For the near future, therefore, Multilateration systems are likely to be a key part of the surveillance aspect of any operational ASMGCS system.

Vehicle surveillance

Solving the co-operative surveillance problem for airport-based vehicles is another issue. In this area there is not a consistent solution across Europe and several different systems have been deployed and linked into A-SMGCS. The key target for these systems is vehicles that operate on or around the runway, such as runway inspection vehicles, aircraft tugs, bird-scaring vehicles and the emergency services. There is not a particular driver for consistency in this area since vehicles are usually constrained to operating on a single airport and therefore there is no issue of interoperability. It is interesting to note however, that one of the solutions being evaluated utilises what is in effect a cut down Mode S transponder linked with GPS and as such is a realisation of ADS-B on the ground. Other solutions utilise GPS and VHF triangulation systems with some providing displays to the driver of his location. The availability of this type of display in an ever increasing number of private cars will clearly be a factor driving down the price of this technology. It is difficult to predict if there will be a clear winner in this area and it is entirely possible that airport operators will continue to do their own thing. Whatever the solution, the important thing is that a suitable system is put into place and provides, as a minimum, unambiguous identification of vehicles operating on and around the runway area.

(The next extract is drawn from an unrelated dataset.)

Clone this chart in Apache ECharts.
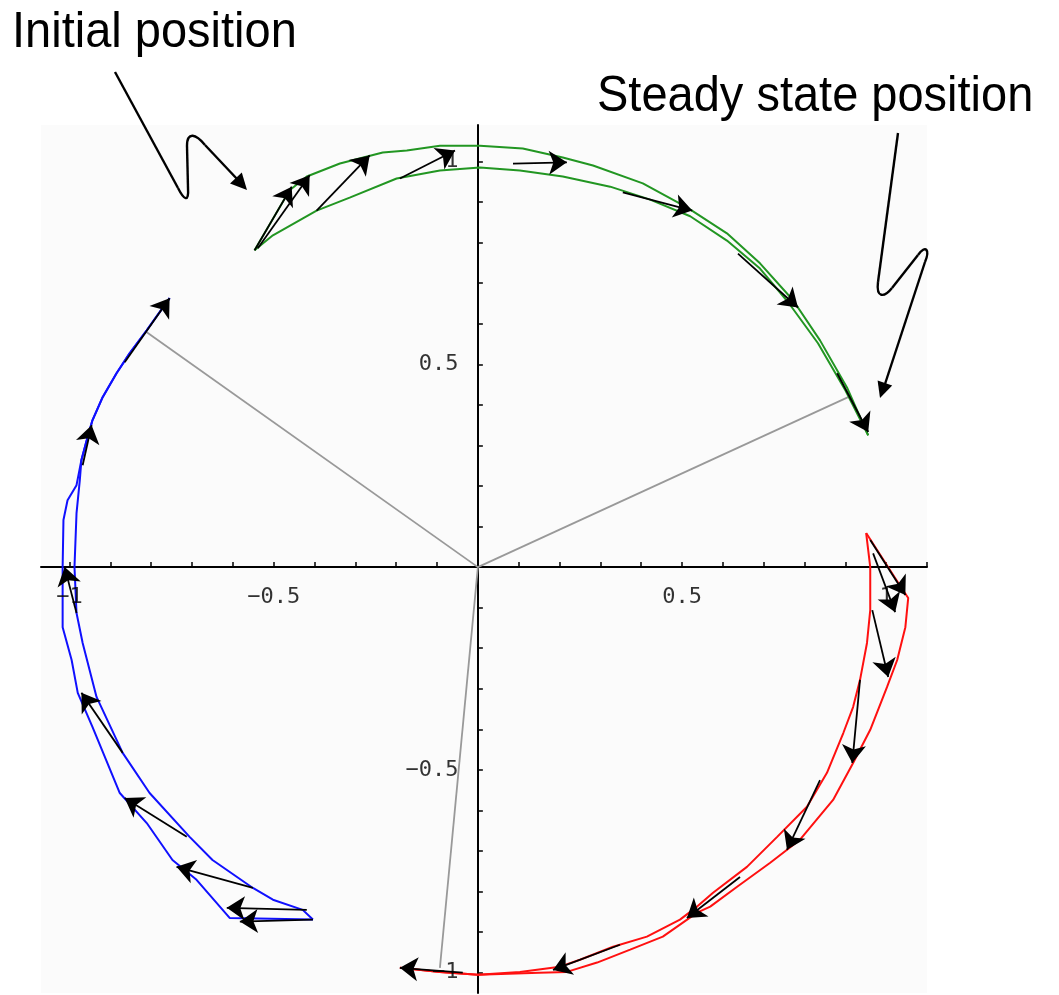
<!DOCTYPE html>
<html>
<head>
<meta charset="utf-8">
<style>
  html, body { margin: 0; padding: 0; background: #ffffff; }
  #chart { width: 1059px; height: 995px; }
</style>
<script src="https://cdn.jsdelivr.net/npm/echarts@6/dist/echarts.min.js"></script>
</head>
<body>
<div id="chart"></div>
<script>
// Trajectories of three unit vectors rotating from their initial to their steady-state angles.
// Each trajectory is drawn as an outer and an inner trace, plus the step vectors between them.

const greenOuter = [
  [-0.547, 0.781], [-0.461, 0.929], [-0.419, 0.963], [-0.338, 0.995], [-0.233, 1.022],
  [-0.174, 1.027], [-0.093, 1.039], [0.005, 1.039], [0.110, 1.032], [0.208, 1.010],
  [0.282, 0.990], [0.404, 0.946], [0.512, 0.887], [0.610, 0.823], [0.691, 0.749],
  [0.772, 0.658], [0.838, 0.559], [0.904, 0.443], [0.956, 0.325]
];
const greenInner = [
  [-0.547, 0.781], [-0.502, 0.818], [-0.395, 0.879], [-0.314, 0.911], [-0.199, 0.958],
  [-0.093, 0.978], [0.005, 0.985], [0.103, 0.978], [0.208, 0.963], [0.324, 0.938],
  [0.422, 0.906], [0.520, 0.865], [0.610, 0.805], [0.691, 0.736], [0.760, 0.653],
  [0.833, 0.552], [0.900, 0.436], [0.956, 0.325]
];

const blueOuter = [
  [-0.755, 0.663], [-0.811, 0.584], [-0.853, 0.527], [-0.885, 0.478], [-0.919, 0.419],
  [-0.944, 0.362], [-0.958, 0.313], [-0.971, 0.264], [-0.983, 0.202], [-1.005, 0.165],
  [-1.015, 0.116], [-1.017, 0.000], [-1.017, -0.148], [-0.995, -0.229], [-0.980, -0.310],
  [-0.944, -0.394], [-0.877, -0.557], [-0.811, -0.631], [-0.748, -0.722], [-0.689, -0.771],
  [-0.608, -0.865], [-0.404, -0.869]
];
const blueInner = [
  [-0.755, 0.663], [-0.811, 0.584], [-0.853, 0.527], [-0.885, 0.478], [-0.919, 0.419],
  [-0.944, 0.362], [-0.958, 0.313], [-0.971, 0.264], [-0.975, 0.214], [-0.983, 0.133],
  [-0.988, 0.000], [-0.983, -0.113], [-0.968, -0.187], [-0.934, -0.320], [-0.870, -0.458],
  [-0.804, -0.557], [-0.706, -0.665], [-0.650, -0.722], [-0.551, -0.791], [-0.502, -0.820],
  [-0.429, -0.845], [-0.404, -0.869]
];

const redOuter = [
  [0.951, 0.084], [1.040, -0.055], [1.054, -0.076], [1.047, -0.148], [1.027, -0.229],
  [1.002, -0.296], [0.961, -0.401], [0.919, -0.483], [0.870, -0.574], [0.789, -0.672],
  [0.716, -0.729], [0.635, -0.788], [0.569, -0.837], [0.537, -0.852], [0.453, -0.911],
  [0.373, -0.943], [0.292, -0.975], [0.218, -0.998], [0.150, -1.000], [0.000, -1.005],
  [-0.093, -0.998], [-0.191, -0.988]
];
const redInner = [
  [0.951, 0.084], [0.961, 0.000], [0.961, -0.106], [0.953, -0.187], [0.936, -0.278],
  [0.919, -0.345], [0.895, -0.409], [0.855, -0.507], [0.806, -0.591], [0.733, -0.665],
  [0.659, -0.739], [0.576, -0.803], [0.537, -0.837], [0.495, -0.869], [0.414, -0.911],
  [0.331, -0.936], [0.250, -0.968], [0.201, -0.985], [0.103, -0.998], [0.000, -1.005],
  [-0.093, -0.998], [-0.191, -0.988]
];

// Step vectors: [fromX, fromY, toX, toY]
const greenSteps = [
  [-0.547, 0.781, -0.456, 0.938],
  [-0.539, 0.786, -0.412, 0.966],
  [-0.395, 0.879, -0.265, 1.015],
  [-0.191, 0.958, -0.056, 1.027],
  [0.086, 0.995, 0.218, 0.998],
  [0.355, 0.924, 0.525, 0.879],
  [0.637, 0.773, 0.784, 0.640],
  [0.880, 0.478, 0.956, 0.333]
];
const blueSteps = [
  [-0.419, -0.845, -0.615, -0.840],
  [-0.404, -0.869, -0.583, -0.874],
  [-0.551, -0.791, -0.738, -0.739],
  [-0.713, -0.665, -0.865, -0.569],
  [-0.870, -0.458, -0.971, -0.310],
  [-0.983, -0.113, -1.012, 0.000],
  [-0.968, 0.251, -0.946, 0.350],
  [-0.865, 0.505, -0.755, 0.663]
];
const redSteps = [
  [0.961, 0.067, 1.047, -0.069],
  [0.968, 0.034, 1.022, -0.111],
  [0.966, -0.106, 1.005, -0.271],
  [0.936, -0.278, 0.917, -0.483],
  [0.838, -0.525, 0.757, -0.697],
  [0.642, -0.764, 0.512, -0.865],
  [0.348, -0.931, 0.184, -0.993],
  [-0.037, -1.000, -0.191, -0.988]
];

// Steady-state vectors, drawn from the origin
const steadyState = [
  [0.907, 0.419],
  [-0.811, 0.579],
  [-0.093, -0.988]
];

const tickLabelValues = [-1, -0.5, 0.5, 1];
const minorTickValues = [-1, -0.9, -0.8, -0.7, -0.6, -0.5, -0.4, -0.3, -0.2, -0.1,
  0.1, 0.2, 0.3, 0.4, 0.5, 0.6, 0.7, 0.8, 0.9, 1, 1.1];

const GREEN = '#229622';
const BLUE = '#1010ff';
const RED = '#ff1010';

const chart = echarts.init(document.getElementById('chart'), null, { renderer: 'canvas' });

function trace(data, color) {
  return {
    type: 'line', data: data, showSymbol: false, symbol: 'none',
    lineStyle: { color: color, width: 2 }, z: 3, silent: true
  };
}
function steps(list) {
  return {
    type: 'lines', coordinateSystem: 'cartesian2d', z: 4, silent: true,
    symbol: ['none', 'arrow'], symbolSize: 18,
    lineStyle: { color: '#000', width: 1.8, opacity: 1, curveness: 0 },
    itemStyle: { color: '#000' },
    data: list.map(s => ({ coords: [[s[0], s[1]], [s[2], s[3]]] }))
  };
}
function fmt(v) {
  return String(v).replace('-', '\u2212');
}

const labelText = { fontFamily: 'DejaVu Sans Mono', fontSize: 22, color: '#000' };

// Tick labels sit next to the axes that cross at the origin
function tickLabels(points, position, distance) {
  return {
    type: 'scatter', z: 5, silent: true,
    symbolSize: 1, itemStyle: { color: 'rgba(0,0,0,0)' },
    label: Object.assign({ show: true, position: position, distance: distance,
      formatter: p => fmt(p.data.v) }, labelText),
    data: points
  };
}

const axisCommon = {
  type: 'value',
  axisLine: { onZero: true, lineStyle: { color: '#000', width: 2 } },
  axisTick: { show: true, inside: true, length: 5, customValues: minorTickValues,
    lineStyle: { color: '#000', width: 1.5 } },
  axisLabel: { show: false },
  splitLine: { show: false }
};

const option = {
  animation: false,
  backgroundColor: '#ffffff',
  grid: {
    left: 41, top: 125, width: 886, height: 868,
    show: true, backgroundColor: '#fbfbfb', borderWidth: 0,
    containLabel: false, outerBoundsMode: 'none'
  },
  xAxis: Object.assign({ min: -1.07, max: 1.1 }, axisCommon),
  yAxis: Object.assign({ min: -1.05, max: 1.09 }, axisCommon),
  series: [
    {
      type: 'lines', coordinateSystem: 'cartesian2d', z: 2, silent: true,
      symbol: ['none', 'none'],
      lineStyle: { color: '#999999', width: 1.8, opacity: 1 },
      data: steadyState.map(p => ({ coords: [[0, 0], p] }))
    },
    trace(greenOuter, GREEN), trace(greenInner, GREEN),
    trace(blueOuter, BLUE), trace(blueInner, BLUE),
    trace(redOuter, RED), trace(redInner, RED),
    steps(greenSteps), steps(blueSteps), steps(redSteps),
    tickLabels(tickLabelValues.map(v => ({ value: [v, 0], v: v })), 'bottom', 19),
    tickLabels(tickLabelValues.map(v => ({ value: [0, v], v: v })), 'left', 19)
  ],
  graphic: [
    {
      type: 'text', x: 12, y: 36, z: 10, scaleY: 1.07, originX: 0, originY: 36,
      style: { text: 'Initial position', font: '47px "Liberation Sans", Arial, sans-serif',
        fill: '#000', verticalAlign: 'middle' }
    },
    {
      type: 'text', x: 597, y: 104, z: 10, scaleY: 1.07, originX: 597, originY: 104,
      style: { text: 'Steady state position', font: '47px "Liberation Sans", Arial, sans-serif',
        fill: '#000', verticalAlign: 'middle' }
    },
    // pointer to the starting point
    { type: 'line', z: 10, shape: { x1: 115, y1: 72, x2: 178, y2: 188 },
      style: { stroke: '#000', lineWidth: 2.4, fill: null } },
    { type: 'bezierCurve', z: 10,
      shape: { x1: 178, y1: 188, cpx1: 184, cpy1: 200, cpx2: 189, cpy2: 203, x2: 188, y2: 188 },
      style: { stroke: '#000', lineWidth: 2.4, fill: null } },
    { type: 'line', z: 10, shape: { x1: 188, y1: 188, x2: 187, y2: 146 },
      style: { stroke: '#000', lineWidth: 2.4, fill: null } },
    { type: 'bezierCurve', z: 10,
      shape: { x1: 187, y1: 146, cpx1: 187, cpy1: 131, cpx2: 196, cpy2: 134, x2: 205, y2: 145 },
      style: { stroke: '#000', lineWidth: 2.4, fill: null } },
    { type: 'line', z: 10, shape: { x1: 205, y1: 145, x2: 238, y2: 180 },
      style: { stroke: '#000', lineWidth: 2.4, fill: null } },
    { type: 'polygon', z: 10, shape: { points: [[247, 190], [230, 183.5], [241.8, 172.5]] },
      style: { fill: '#000' } },
    // pointer to the steady state
    { type: 'line', z: 10, shape: { x1: 898, y1: 133, x2: 878, y2: 282 },
      style: { stroke: '#000', lineWidth: 2.4, fill: null } },
    { type: 'bezierCurve', z: 10,
      shape: { x1: 878, y1: 282, cpx1: 876, cpy1: 298, cpx2: 884, cpy2: 298, x2: 892, y2: 288 },
      style: { stroke: '#000', lineWidth: 2.4, fill: null } },
    { type: 'line', z: 10, shape: { x1: 892, y1: 288, x2: 918, y2: 255 },
      style: { stroke: '#000', lineWidth: 2.4, fill: null } },
    { type: 'bezierCurve', z: 10,
      shape: { x1: 918, y1: 255, cpx1: 926, cpy1: 244, cpx2: 930, cpy2: 250, x2: 925, y2: 262 },
      style: { stroke: '#000', lineWidth: 2.4, fill: null } },
    { type: 'line', z: 10, shape: { x1: 925, y1: 262, x2: 885, y2: 384 },
      style: { stroke: '#000', lineWidth: 2.4, fill: null } },
    { type: 'polygon', z: 10, shape: { points: [[880, 398], [892.2, 385.6], [877.6, 380.6]] },
      style: { fill: '#000' } }
  ]
};

chart.setOption(option);
</script>
</body>
</html>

Cooperative surveillance systems are complimented by non-cooperative surveillance, which in most cases is provided by conventional Surface Movement Radars. For the most part, at the type of airport where A-SMGCS has been put in place, these radars will have been in operation for many years and have been linked in as part of the new system. However, the need for comprehensive non-cooperative coverage, together with benefits in reducing unwanted reflections, which are a known problem with SMR, is leading to the deployment of more SMR sensors. These enable the operator to have multiple coverage of runway areas and are able to combat the reflection problem, since reflections will appear in different locations on each of the SMR outputs whereas the real return from the aircraft or vehicle will be co-located.

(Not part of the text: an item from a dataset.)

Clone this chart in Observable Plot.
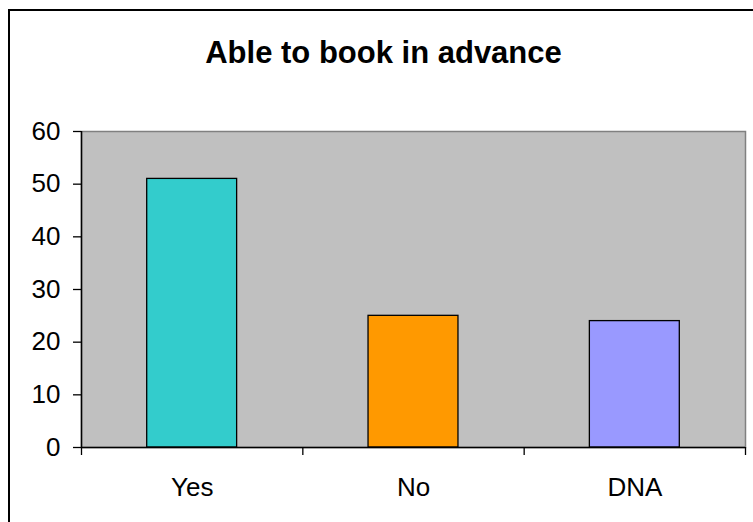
<!DOCTYPE html>
<html>
<head>
<meta charset="utf-8">
<script src="https://cdn.jsdelivr.net/npm/d3@7"></script>
<script src="https://cdn.jsdelivr.net/npm/@observablehq/plot@0.6"></script>
<style>
  html, body { margin: 0; padding: 0; background: white; }
  #wrap { position: relative; width: 753px; height: 522px; overflow: hidden; background: white; }
  #border { position: absolute; left: 8px; top: 9px; width: 800px; height: 600px; border: 2px solid black; box-sizing: border-box; pointer-events: none; }
  #title { position: absolute; left: 0; top: 37px; width: 767px; text-align: center; font: bold 31px "Liberation Sans", Arial, sans-serif; line-height: 31px; color: black; }
  #chart { position: absolute; left: 0; top: 0; }
</style>
</head>
<body>
<div id="wrap">
  <div id="chart"></div>
  <div id="border"></div>
  <div id="title"></div>
</div>
<script>
const titleText = "Able to book in advance";
const categories = ["Yes", "No", "DNA"];
const values = [51, 25, 24];
const colors = ["#33CCCC", "#FF9900", "#9999FF"];
const yTicks = [0, 10, 20, 30, 40, 50, 60];

document.getElementById("title").textContent = titleText;

const data = categories.map((c, i) => ({cat: c, v: values[i], i0: i, i1: i + 1, color: colors[i]}));
const boundaries = d3.range(categories.length + 1);
const centers = categories.map((c, i) => i + 0.5);

const chart = Plot.plot({
  width: 753,
  height: 522,
  marginLeft: 81,
  marginRight: 8,
  marginTop: 131,
  marginBottom: 75,
  style: {fontFamily: "'Liberation Sans', Arial, sans-serif", fontSize: "26px", color: "black", background: "transparent"},
  x: {domain: [0, categories.length], axis: null},
  y: {domain: [0, 60], axis: null},
  marks: [
    Plot.frame({fill: "#C0C0C0", stroke: "#808080", strokeWidth: 1.5}),
    Plot.rectY(data, {x1: "i0", x2: "i1", y: "v", fill: "color", stroke: "black", strokeWidth: 1.3, insetLeft: 65.7, insetRight: 65.7}),
    Plot.ruleY([0], {stroke: "black", strokeWidth: 1.5}),
    Plot.ruleX([0], {stroke: "black", strokeWidth: 1.5}),
    Plot.axisY({ticks: yTicks, tickSize: 8, tickPadding: 13, fontSize: 26, stroke: "black", strokeWidth: 1.3, label: null}),
    Plot.axisX({ticks: boundaries, tickSize: 8, tickFormat: () => "", stroke: "black", strokeWidth: 1.3, label: null}),
    Plot.axisX({ticks: centers, tickSize: 0, tickPadding: 30, fontSize: 26, label: null, tickFormat: d => categories[Math.floor(d)]})
  ]
});
document.getElementById("chart").appendChild(chart);
</script>
</body>
</html>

Applications and data integrity

While the implementation of a capable surveillance system is the cornerstone of A-SMGCS, it is by no means the whole story. Having precisely located and identified an aircraft on the ground, the A-SMGCS systems gather other related information to make up the complete surveillance package. Information such as the aircraft type, registration, call-sign, destination stand (for arrivals) and runway (for departures) is used to provide labels in a form that are useful to the controller. This information is derived from a number of other sources and brought together in a process known as ‘Surveillance Data Fusion’. The nature of the data source varies from other ATC systems to information that is input manually into airport operator’s databases. Issues around data integrity, timeliness of data and resolving conflicts in information from various sources have had to be addressed. Lessons learned from this are being brought together by the European Organisation for Civil Aviation Equipment (Eurocae) and are destined to be published in a proposed ‘Guidelines to Data Fusion in ASMGCS’ in 2006.

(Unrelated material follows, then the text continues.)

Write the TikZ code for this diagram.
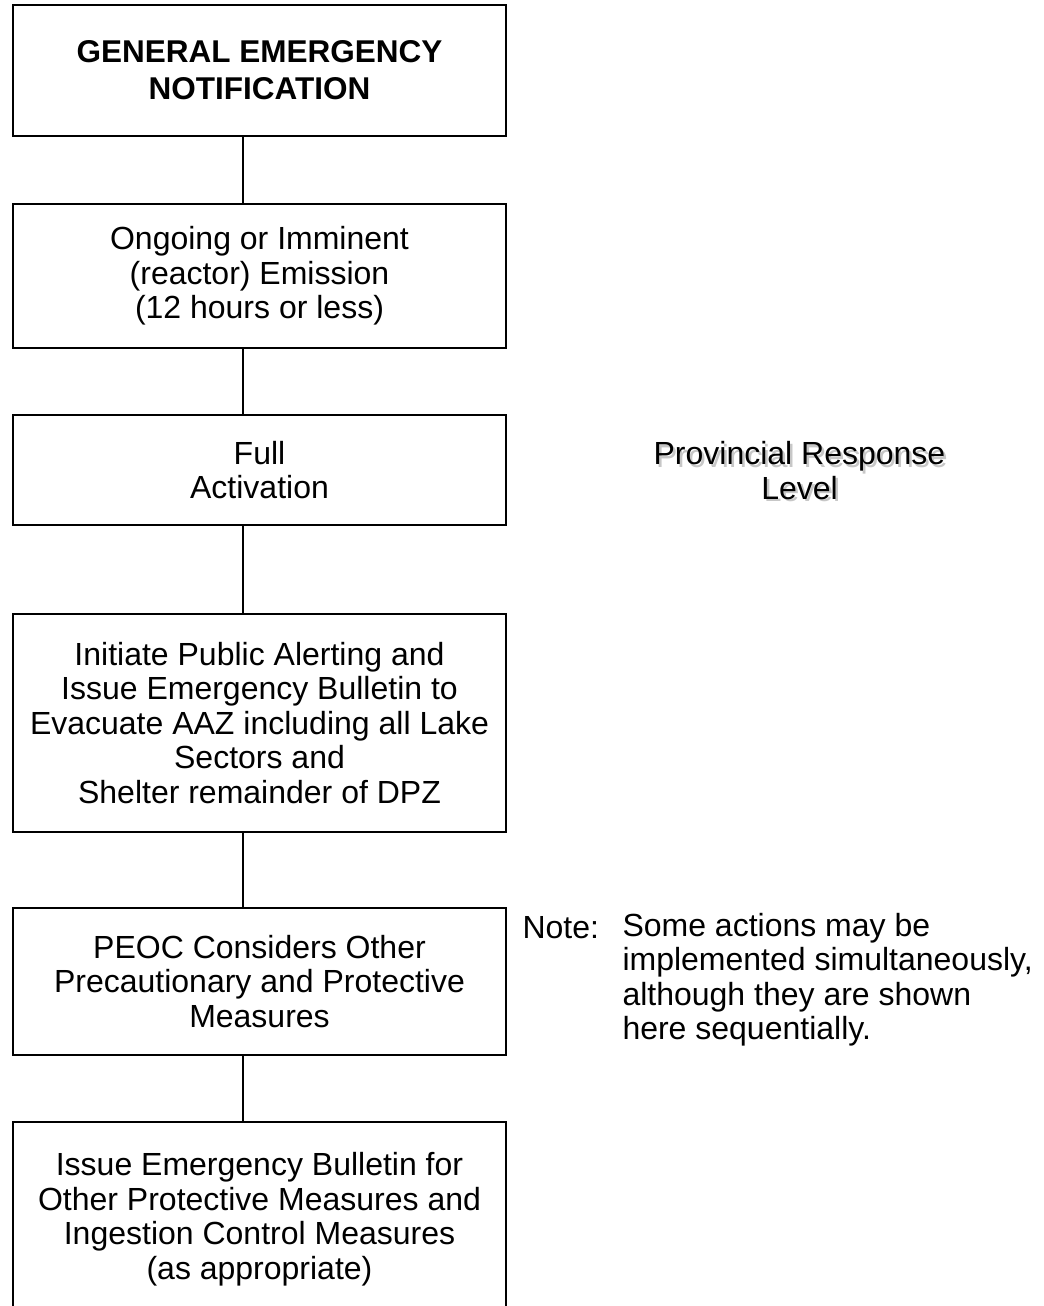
\documentclass[tikz,border=0pt]{standalone}
\usepackage{fontspec}
\setmainfont{Liberation Sans}
\begin{document}
\begin{tikzpicture}[x=0.4pt,y=-0.4pt,
  box/.style={draw,line width=1pt,minimum width=197.2pt,inner sep=0pt,align=center,font=\fontsize{12.8}{13.8}\selectfont},
  link/.style={line width=0.9pt},
  plain/.style={inner sep=0pt,font=\fontsize{12.8}{13.8}\selectfont}]
\useasboundingbox (0,0) rectangle (1044,1306);
\coordinate (cx) at (243,0);
\node[box,minimum height=52.4pt,font=\bfseries\fontsize{12.6}{14.8}\selectfont] (b1) at (259.5,70.5) {GENERAL EMERGENCY\\NOTIFICATION};
\node[box,minimum height=57.6pt] (b2) at (259.5,276) {Ongoing or Imminent\\(reactor) Emission\\(12 hours or less)};
\node[box,minimum height=44pt] (b3) at (259.5,470) {Full\\Activation};
\node[box,minimum height=87.2pt] (b4) at (259.5,723) {Initiate Public Alerting and\\Issue Emergency Bulletin to\\Evacuate AAZ including all Lake\\Sectors and\\Shelter remainder of DPZ};
\node[box,minimum height=58.8pt] (b5) at (259.5,981.5) {PEOC Considers Other\\Precautionary and Protective\\Measures};
\node[box,minimum height=77.6pt] (b6) at (259.5,1219) {Issue Emergency Bulletin for\\Other Protective Measures and\\Ingestion Control Measures\\(as appropriate)};
\draw[link] (b1.south -| cx) -- (b2.north -| cx);
\draw[link] (b2.south -| cx) -- (b3.north -| cx);
\draw[link] (b3.south -| cx) -- (b4.north -| cx);
\draw[link] (b4.south -| cx) -- (b5.north -| cx);
\draw[link] (b5.south -| cx) -- (b6.north -| cx);
\node[plain,align=center,text=black!22] (provshadow) at (802,473) {Provincial Response\\Level};
\node[plain,align=center] (prov) at (799.5,470.5) {Provincial Response\\Level};
\node[plain,anchor=west] (notelbl) at (522,928) {Note:};
\node[plain,align=left,anchor=west] (notetxt) at (622,979.5) {Some actions may be\\implemented simultaneously,\\although they are shown\\here sequentially.};
\end{tikzpicture}
\end{document}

In the same way that A-SMGCS draws data from various sources, it is also beginning to provide data to an increasing number of other systems as it becomes a trusted system with a good track record. Examples of the use of data derived from A-SMGCS include the collection of runway and taxiway usage statistics where the information provided allows airport operators and air traffic service providers to have the complete history of every movement available for analysis, replacing labour-intensive manual surveys that were only able to provide a snapshot of the operation on a few days per year. The data is also used to provide early notification of the ‘push back’ of departing aircraft and progress toward the runway holds to ATC centres and airport operators, again replacing manual operations. It is clear that as data of this sort is shared amongst the aviation community, it will bring enhancement and efficiency. However, great care has to be taken to ensure that the availability and integrity of the data provided meets the challenge. This is because the failure of such systems when they have become a trusted part of the infrastructure can have a sudden and significant commercial impact.

Incursion alerts

Another key feature of the A-SMGCS systems deployed around Europe is their ability to provide alerts to controllers when events occur that breach a set of pre-determined rules. The most common use of this alerting system is for ‘runway incursion alerts’, providing the controller with visual cues and audible warnings if another aircraft or vehicle is detected on the runway during the late stages of an arrival or the early stages of a departure. Developments are foreseen in this area as well, with links to other systems such as electronic flight progress strips, which would inform the alert system when take-off and landing clearances have been given to the aircraft and thereby provide an earlier indication to the controller of a significant incursion. The application of alert systems is also not exclusive to runway incursions, and another potential use of the system is in conjunction with the operations of new larger aircraft such as the Airbus A380. At some airports, operation of these large aircraft will be constrained to specific taxiways. A-SMGCS alerting systems will be capable of giving an alert if an aircraft of this type starts to deviate from the acceptable taxi routes.

There are other concepts in the pipeline for A-SMGCS, including providing the information to the pilot in the cockpit and links to runway and taxiway lighting systems. At this point, however, it seems likely that A-SMGCS in its current form has reached a level of maturity that will see it being deployed at the next tier of airports across Europe and becoming a common sight in all of our control towers.

Chris Diggins

Chris Diggins is a Chartered Engineer and a member of the Institute of Electrical Engineers. His 30 year career includes time at NATS, the CAA and the Board of Trade. Chris has been involved in a wide range of engineering activities including the early use of microprocessors in ATC systems, the first use of fibre optics in radar data transmission and the management of large ATC system projects. In the last five years his work has included the programme to implement an A-SMGCS system at London Heathrow.

He is also involved in the European Organisation for Civil Aviation Equipment (Eurocae) where he chairs a working group on Advanced Surface Movement Guidance and Control Systems.